You may remember, Mike a retired Navy and Alaska Air pilot was full timing in his 20 foot airstream pulled by his VW with a Turbo Diesel engine…..a compact, comfortable and efficient rig. We had a great time telling sea (air) stories and comparing places to camp on the cheap. Mike almost exclusively dry camps and his trailer is set up with LED lights, extra batteries and a powerful solar panel that, on a sunny day, fully recharges his bank of batteries.
In addition, we spent these two bonus days taking care of correspondence, catching up on reading, accomplishing truck and trailer maintenance and generally just goofing off. Or, as Kit calls it: stopping to smell the roses.
On Sunday we depart and continue our trek south…..hop along for the ride!
Kit’s Bits: I thoroughly enjoyed our stay in SLO, which has been on my bucket list for 9 years, since I was there for my nephew Chris’ graduation from Cal Poly. The Central Coast of California is so different from SoCal. There are many wineries, lots and lots of open space, huge fields of vegetables, many orchards, etc. Plus, the pace of life in the area seems a lot slower, more akin to the Mid Coast region of Maine. My favorite part of our time there was going to The Farmer’s Market. I wanted to buy lots of fruits and vege’s but, of course couldn’t due to space limitations. We stopped to listen to a small band, The Crustacea Jazz Band. It’s a local group and they’ve been together for a while, playing for local events, parties, etc.
We really enjoyed the music and their toe tapping style had everyone smiling and swaying to the beat. As good as they were, they paled in comparison to JimmyJo & the Jumbol’Ayuhs !
That Farmer’s Market and Street Fair looks like fun! Did you see any hang gliders on the cliffs there? I’m still waiting for my yellow rose to arrive in the mailbox……
It was fun…..could see doing that every week if we lived here! Miss you guys, be home soon, love you!

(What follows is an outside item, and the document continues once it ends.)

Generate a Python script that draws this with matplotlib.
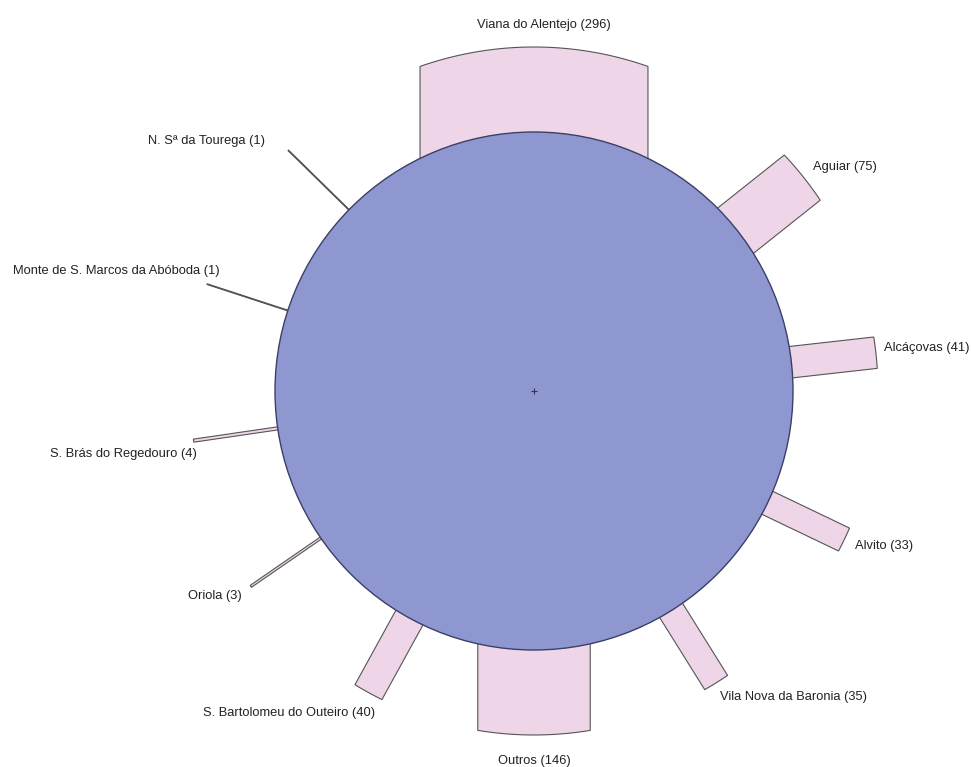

MISSED YA AT THE B DAY PARTY HELD AT DAVINCI’S YESTERDAY, WINDY AND NAN ATTENDED, WE WERE TWELVE IN THE RESERVED ROOM.
HOPE THAT STORM DOESN’T SPOIL YOUR TRIP FURTHER NORTH. WE DODGED THE BULLET, WENT SOUTH OF US.
HAVE FUN!! STAY SAFE.
CHET AND JEANNE
Really missed sharing your 80th birthday celebration with you and your family…..if we had been anywhere near Maine we would have definitely been there! Looking forward to seeing you when we return home.
Loved the bright sunshine—-everything seemed so colorful! Right now, we are stuck with the color “white” up here……..

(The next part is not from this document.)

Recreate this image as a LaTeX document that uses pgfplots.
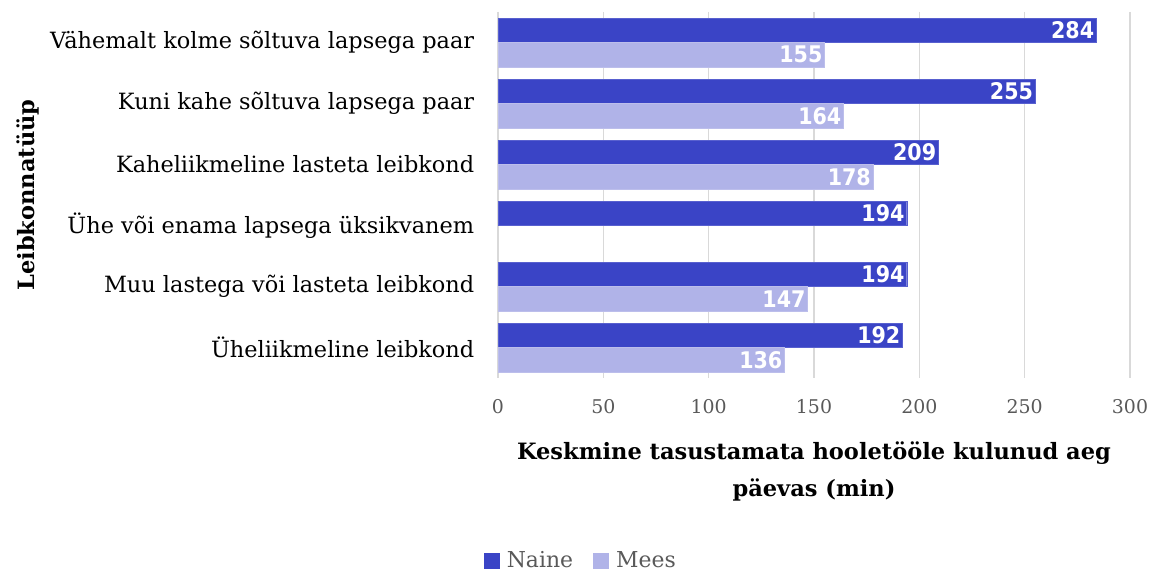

Keep the faith…..spring has got to be just around the corner!
We really need to take “travel lessons” from the 2 of you. You seem to have all the kinks worked out so that both of you get to enjoy your favorite things. Keep on having fun and be thinking of ideas for our 50th anniversary trip! I have been joined at the hip with my embroidery machine for the past couple of weeks getting ready for a craft fair on Saturday. Tomorrow we tour the Port of Manatee with some friends. Looking forward to it….next Sunday to the Lippizan Stallion full dress show to benefit Myakka City Historical Society.
Keep the stories coming!! ❤
Thanks for the nice comment. We may finally have the travel compatibility kinks worked out but we now are contending with the old body kinks! Sounds like you folks have a lot of fun adventures of your own…..keep on trucking!!
Hi Bill and Kit-
Looks like an awful lot of fun-your humor brought a smile to my Sat. morning! Love that area with especially good friends in Los Osos, and your tour was almost as good as a mini-visit(although you taught me WAY more about many things there than I EVER learned in my numerous visits!). The tragedy of the winter here (at least as far as I’m concerned, as I seem to be one of the few who loves the cold) is that there are no wonderful neighbors like you, willing to lend a snowblower…those were some of my fondest memories of Maine (believe it or not).My wintertime fun has been strapping on the crampons and viewing local waterfalls in the sub-zero temps… (we do happen to have the highest one in Mass. right here- Bash Bish at 60 feet) My dad continues better than ever at 91, which is a real blessing, playing his various instruments and managing his “menage a chats”, as I call it. He himself is fond of telling everyone he lives in a cathouse…! Yep, all’s well in western Mass with it’s abundance of ice!
Love to you both-and hi to Kimber too-
Great hearing from you and thanks for the nice comments about the journal and your kind remarks about us. You were one of our favorite neighbors as well…..wish you lived closer! If you can leave your dad for a few days, perhaps you would consider a visit to Maine this summer? Your winter outdoor adventures sound like fun, I’m betting you have taken some remarkable photos…..perhaps you would consider forwarding some along? Take care, and please continue to stay in touch!
On our trip to the west coast a year ago, Pat and I visited Carmel Mission. It too was very charming and picturesque. Father Junipero Serra eventually settled there at the end of his mission travels and his grave is located on the grounds. If you ever get a little further north into the Monterey Bay area, we highly recommend it. I highly enjoy the stories, pictures and videos. Keep up the good work.
Thanks, and great to hear from you, as always! Thanks as well for the tip about the Carmel Mission…..we have added it to the Mission Bucket list. We plan to roll through PA in late April as we meander home and hope to see the clan!